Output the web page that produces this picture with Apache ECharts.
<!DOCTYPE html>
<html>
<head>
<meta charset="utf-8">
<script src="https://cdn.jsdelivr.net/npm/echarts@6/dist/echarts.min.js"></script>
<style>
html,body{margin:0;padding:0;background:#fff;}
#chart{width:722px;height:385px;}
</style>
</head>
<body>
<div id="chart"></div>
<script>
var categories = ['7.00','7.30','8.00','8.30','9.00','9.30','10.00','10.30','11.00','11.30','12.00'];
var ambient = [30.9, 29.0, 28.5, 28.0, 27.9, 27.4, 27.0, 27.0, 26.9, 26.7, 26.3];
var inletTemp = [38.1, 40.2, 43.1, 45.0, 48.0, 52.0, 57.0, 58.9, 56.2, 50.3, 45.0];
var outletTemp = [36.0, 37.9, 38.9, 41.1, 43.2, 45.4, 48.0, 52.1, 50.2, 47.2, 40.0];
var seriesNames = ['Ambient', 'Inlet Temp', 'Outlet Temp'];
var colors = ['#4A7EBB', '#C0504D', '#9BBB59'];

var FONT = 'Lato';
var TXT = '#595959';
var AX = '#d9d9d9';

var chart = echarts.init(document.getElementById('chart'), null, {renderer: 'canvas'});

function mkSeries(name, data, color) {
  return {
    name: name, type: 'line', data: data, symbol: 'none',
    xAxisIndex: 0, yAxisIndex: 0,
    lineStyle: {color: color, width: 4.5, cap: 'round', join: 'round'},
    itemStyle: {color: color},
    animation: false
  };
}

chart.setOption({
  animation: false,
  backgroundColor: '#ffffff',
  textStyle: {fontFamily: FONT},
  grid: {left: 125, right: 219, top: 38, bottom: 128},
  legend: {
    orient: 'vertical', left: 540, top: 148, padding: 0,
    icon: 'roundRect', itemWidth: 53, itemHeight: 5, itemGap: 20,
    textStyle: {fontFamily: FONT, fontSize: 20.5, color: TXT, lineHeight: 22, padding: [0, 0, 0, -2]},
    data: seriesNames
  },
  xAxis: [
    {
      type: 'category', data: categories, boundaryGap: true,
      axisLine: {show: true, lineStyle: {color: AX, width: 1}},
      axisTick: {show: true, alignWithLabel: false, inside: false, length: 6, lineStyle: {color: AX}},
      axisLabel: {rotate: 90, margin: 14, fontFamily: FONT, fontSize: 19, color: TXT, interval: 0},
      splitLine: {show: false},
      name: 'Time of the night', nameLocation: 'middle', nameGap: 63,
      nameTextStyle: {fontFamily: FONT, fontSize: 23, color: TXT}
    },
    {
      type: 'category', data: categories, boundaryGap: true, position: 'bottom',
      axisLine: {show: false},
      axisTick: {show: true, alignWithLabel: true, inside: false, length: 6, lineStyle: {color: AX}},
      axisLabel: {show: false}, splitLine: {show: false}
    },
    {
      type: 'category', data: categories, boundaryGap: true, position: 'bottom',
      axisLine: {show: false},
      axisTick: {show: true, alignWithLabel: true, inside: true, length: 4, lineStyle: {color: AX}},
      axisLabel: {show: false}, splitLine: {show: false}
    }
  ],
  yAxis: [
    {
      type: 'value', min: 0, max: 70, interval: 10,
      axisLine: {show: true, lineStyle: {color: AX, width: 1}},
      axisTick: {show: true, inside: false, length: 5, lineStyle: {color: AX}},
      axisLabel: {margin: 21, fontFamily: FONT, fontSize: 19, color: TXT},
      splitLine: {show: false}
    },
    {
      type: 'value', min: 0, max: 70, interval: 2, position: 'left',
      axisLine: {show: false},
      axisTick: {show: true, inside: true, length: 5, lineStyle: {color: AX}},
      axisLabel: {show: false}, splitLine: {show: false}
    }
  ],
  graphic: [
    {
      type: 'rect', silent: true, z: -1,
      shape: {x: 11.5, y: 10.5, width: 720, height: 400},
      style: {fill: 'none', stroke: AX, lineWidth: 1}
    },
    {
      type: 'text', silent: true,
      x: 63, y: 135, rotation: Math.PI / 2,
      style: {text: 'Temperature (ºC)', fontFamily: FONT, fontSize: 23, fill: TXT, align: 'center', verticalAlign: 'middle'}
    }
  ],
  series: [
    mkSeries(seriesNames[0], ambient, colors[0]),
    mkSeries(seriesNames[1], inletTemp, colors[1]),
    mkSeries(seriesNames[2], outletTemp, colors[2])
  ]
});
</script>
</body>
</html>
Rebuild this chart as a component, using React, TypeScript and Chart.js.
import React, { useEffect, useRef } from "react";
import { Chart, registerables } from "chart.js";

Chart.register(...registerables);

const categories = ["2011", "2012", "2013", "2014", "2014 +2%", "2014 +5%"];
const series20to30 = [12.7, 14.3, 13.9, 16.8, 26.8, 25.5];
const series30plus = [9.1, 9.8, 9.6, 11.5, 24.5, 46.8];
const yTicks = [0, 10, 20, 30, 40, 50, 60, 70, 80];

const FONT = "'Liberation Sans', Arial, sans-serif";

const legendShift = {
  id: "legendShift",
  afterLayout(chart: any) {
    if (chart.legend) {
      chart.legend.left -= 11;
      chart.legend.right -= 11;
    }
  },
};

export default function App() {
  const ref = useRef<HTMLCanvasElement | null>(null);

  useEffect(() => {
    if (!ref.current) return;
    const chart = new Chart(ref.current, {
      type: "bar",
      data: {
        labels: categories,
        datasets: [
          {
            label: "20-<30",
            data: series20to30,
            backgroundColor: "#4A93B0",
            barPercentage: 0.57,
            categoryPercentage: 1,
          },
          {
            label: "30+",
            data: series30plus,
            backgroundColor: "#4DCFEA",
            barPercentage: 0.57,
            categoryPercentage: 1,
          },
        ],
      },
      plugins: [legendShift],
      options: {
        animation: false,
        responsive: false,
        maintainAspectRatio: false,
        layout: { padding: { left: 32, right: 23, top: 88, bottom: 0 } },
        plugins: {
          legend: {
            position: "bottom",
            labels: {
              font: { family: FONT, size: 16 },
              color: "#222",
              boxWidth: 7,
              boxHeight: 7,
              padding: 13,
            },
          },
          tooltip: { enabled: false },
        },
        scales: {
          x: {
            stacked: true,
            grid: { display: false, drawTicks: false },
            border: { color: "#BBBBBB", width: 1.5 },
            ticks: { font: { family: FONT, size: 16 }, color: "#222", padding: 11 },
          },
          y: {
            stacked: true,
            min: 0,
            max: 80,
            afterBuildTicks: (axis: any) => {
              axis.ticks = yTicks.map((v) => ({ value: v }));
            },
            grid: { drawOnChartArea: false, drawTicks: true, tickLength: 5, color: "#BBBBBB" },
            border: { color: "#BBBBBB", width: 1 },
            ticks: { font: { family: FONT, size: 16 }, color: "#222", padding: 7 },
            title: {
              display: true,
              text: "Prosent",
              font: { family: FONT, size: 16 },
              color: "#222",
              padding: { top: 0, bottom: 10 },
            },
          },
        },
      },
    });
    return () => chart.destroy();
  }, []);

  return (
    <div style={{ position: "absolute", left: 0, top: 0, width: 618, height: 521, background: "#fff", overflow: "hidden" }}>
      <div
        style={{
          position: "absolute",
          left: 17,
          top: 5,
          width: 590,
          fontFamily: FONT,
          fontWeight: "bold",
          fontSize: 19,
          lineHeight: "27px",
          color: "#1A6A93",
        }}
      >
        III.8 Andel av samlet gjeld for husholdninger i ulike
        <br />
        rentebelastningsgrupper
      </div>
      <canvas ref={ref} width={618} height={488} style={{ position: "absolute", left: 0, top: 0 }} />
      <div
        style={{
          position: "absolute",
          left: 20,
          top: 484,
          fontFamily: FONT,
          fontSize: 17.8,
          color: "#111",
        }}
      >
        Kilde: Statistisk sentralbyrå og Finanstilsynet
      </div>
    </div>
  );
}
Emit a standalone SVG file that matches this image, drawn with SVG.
====
** INSTRUCTION **
Pull out each record as written and restate it exactly.

** EXPECTED ANSWER **
Output the web page that produces this picture with Apache ECharts.
<!DOCTYPE html>
<html>
<head>
<meta charset="utf-8">
<script src="https://cdn.jsdelivr.net/npm/echarts@6/dist/echarts.min.js"></script>
<style>
html,body{margin:0;padding:0;background:#fff;}
#chart{width:722px;height:385px;}
</style>
</head>
<body>
<div id="chart"></div>
<script>
var categories = ['7.00','7.30','8.00','8.30','9.00','9.30','10.00','10.30','11.00','11.30','12.00'];
var ambient = [30.9, 29.0, 28.5, 28.0, 27.9, 27.4, 27.0, 27.0, 26.9, 26.7, 26.3];
var inletTemp = [38.1, 40.2, 43.1, 45.0, 48.0, 52.0, 57.0, 58.9, 56.2, 50.3, 45.0];
var outletTemp = [36.0, 37.9, 38.9, 41.1, 43.2, 45.4, 48.0, 52.1, 50.2, 47.2, 40.0];
var seriesNames = ['Ambient', 'Inlet Temp', 'Outlet Temp'];
var colors = ['#4A7EBB', '#C0504D', '#9BBB59'];

var FONT = 'Lato';
var TXT = '#595959';
var AX = '#d9d9d9';

var chart = echarts.init(document.getElementById('chart'), null, {renderer: 'canvas'});

function mkSeries(name, data, color) {
  return {
    name: name, type: 'line', data: data, symbol: 'none',
    xAxisIndex: 0, yAxisIndex: 0,
    lineStyle: {color: color, width: 4.5, cap: 'round', join: 'round'},
    itemStyle: {color: color},
    animation: false
  };
}

chart.setOption({
  animation: false,
  backgroundColor: '#ffffff',
  textStyle: {fontFamily: FONT},
  grid: {left: 125, right: 219, top: 38, bottom: 128},
  legend: {
    orient: 'vertical', left: 540, top: 148, padding: 0,
    icon: 'roundRect', itemWidth: 53, itemHeight: 5, itemGap: 20,
    textStyle: {fontFamily: FONT, fontSize: 20.5, color: TXT, lineHeight: 22, padding: [0, 0, 0, -2]},
    data: seriesNames
  },
  xAxis: [
    {
      type: 'category', data: categories, boundaryGap: true,
      axisLine: {show: true, lineStyle: {color: AX, width: 1}},
      axisTick: {show: true, alignWithLabel: false, inside: false, length: 6, lineStyle: {color: AX}},
      axisLabel: {rotate: 90, margin: 14, fontFamily: FONT, fontSize: 19, color: TXT, interval: 0},
      splitLine: {show: false},
      name: 'Time of the night', nameLocation: 'middle', nameGap: 63,
      nameTextStyle: {fontFamily: FONT, fontSize: 23, color: TXT}
    },
    {
      type: 'category', data: categories, boundaryGap: true, position: 'bottom',
      axisLine: {show: false},
      axisTick: {show: true, alignWithLabel: true, inside: false, length: 6, lineStyle: {color: AX}},
      axisLabel: {show: false}, splitLine: {show: false}
    },
    {
      type: 'category', data: categories, boundaryGap: true, position: 'bottom',
      axisLine: {show: false},
      axisTick: {show: true, alignWithLabel: true, inside: true, length: 4, lineStyle: {color: AX}},
      axisLabel: {show: false}, splitLine: {show: false}
    }
  ],
  yAxis: [
    {
      type: 'value', min: 0, max: 70, interval: 10,
      axisLine: {show: true, lineStyle: {color: AX, width: 1}},
      axisTick: {show: true, inside: false, length: 5, lineStyle: {color: AX}},
      axisLabel: {margin: 21, fontFamily: FONT, fontSize: 19, color: TXT},
      splitLine: {show: false}
    },
    {
      type: 'value', min: 0, max: 70, interval: 2, position: 'left',
      axisLine: {show: false},
      axisTick: {show: true, inside: true, length: 5, lineStyle: {color: AX}},
      axisLabel: {show: false}, splitLine: {show: false}
    }
  ],
  graphic: [
    {
      type: 'rect', silent: true, z: -1,
      shape: {x: 11.5, y: 10.5, width: 720, height: 400},
      style: {fill: 'none', stroke: AX, lineWidth: 1}
    },
    {
      type: 'text', silent: true,
      x: 63, y: 135, rotation: Math.PI / 2,
      style: {text: 'Temperature (ºC)', fontFamily: FONT, fontSize: 23, fill: TXT, align: 'center', verticalAlign: 'middle'}
    }
  ],
  series: [
    mkSeries(seriesNames[0], ambient, colors[0]),
    mkSeries(seriesNames[1], inletTemp, colors[1]),
    mkSeries(seriesNames[2], outletTemp, colors[2])
  ]
});
</script>
</body>
</html>
Rebuild this chart as a component, using React, TypeScript and Chart.js.
import React, { useEffect, useRef } from "react";
import { Chart, registerables } from "chart.js";

Chart.register(...registerables);

const categories = ["2011", "2012", "2013", "2014", "2014 +2%", "2014 +5%"];
const series20to30 = [12.7, 14.3, 13.9, 16.8, 26.8, 25.5];
const series30plus = [9.1, 9.8, 9.6, 11.5, 24.5, 46.8];
const yTicks = [0, 10, 20, 30, 40, 50, 60, 70, 80];

const FONT = "'Liberation Sans', Arial, sans-serif";

const legendShift = {
  id: "legendShift",
  afterLayout(chart: any) {
    if (chart.legend) {
      chart.legend.left -= 11;
      chart.legend.right -= 11;
    }
  },
};

export default function App() {
  const ref = useRef<HTMLCanvasElement | null>(null);

  useEffect(() => {
    if (!ref.current) return;
    const chart = new Chart(ref.current, {
      type: "bar",
      data: {
        labels: categories,
        datasets: [
          {
            label: "20-<30",
            data: series20to30,
            backgroundColor: "#4A93B0",
            barPercentage: 0.57,
            categoryPercentage: 1,
          },
          {
            label: "30+",
            data: series30plus,
            backgroundColor: "#4DCFEA",
            barPercentage: 0.57,
            categoryPercentage: 1,
          },
        ],
      },
      plugins: [legendShift],
      options: {
        animation: false,
        responsive: false,
        maintainAspectRatio: false,
        layout: { padding: { left: 32, right: 23, top: 88, bottom: 0 } },
        plugins: {
          legend: {
            position: "bottom",
            labels: {
              font: { family: FONT, size: 16 },
              color: "#222",
              boxWidth: 7,
              boxHeight: 7,
              padding: 13,
            },
          },
          tooltip: { enabled: false },
        },
        scales: {
          x: {
            stacked: true,
            grid: { display: false, drawTicks: false },
            border: { color: "#BBBBBB", width: 1.5 },
            ticks: { font: { family: FONT, size: 16 }, color: "#222", padding: 11 },
          },
          y: {
            stacked: true,
            min: 0,
            max: 80,
            afterBuildTicks: (axis: any) => {
              axis.ticks = yTicks.map((v) => ({ value: v }));
            },
            grid: { drawOnChartArea: false, drawTicks: true, tickLength: 5, color: "#BBBBBB" },
            border: { color: "#BBBBBB", width: 1 },
            ticks: { font: { family: FONT, size: 16 }, color: "#222", padding: 7 },
            title: {
              display: true,
              text: "Prosent",
              font: { family: FONT, size: 16 },
              color: "#222",
              padding: { top: 0, bottom: 10 },
            },
          },
        },
      },
    });
    return () => chart.destroy();
  }, []);

  return (
    <div style={{ position: "absolute", left: 0, top: 0, width: 618, height: 521, background: "#fff", overflow: "hidden" }}>
      <div
        style={{
          position: "absolute",
          left: 17,
          top: 5,
          width: 590,
          fontFamily: FONT,
          fontWeight: "bold",
          fontSize: 19,
          lineHeight: "27px",
          color: "#1A6A93",
        }}
      >
        III.8 Andel av samlet gjeld for husholdninger i ulike
        <br />
        rentebelastningsgrupper
      </div>
      <canvas ref={ref} width={618} height={488} style={{ position: "absolute", left: 0, top: 0 }} />
      <div
        style={{
          position: "absolute",
          left: 20,
          top: 484,
          fontFamily: FONT,
          fontSize: 17.8,
          color: "#111",
        }}
      >
        Kilde: Statistisk sentralbyrå og Finanstilsynet
      </div>
    </div>
  );
}
Emit a standalone SVG file that matches this image, drawn with SVG.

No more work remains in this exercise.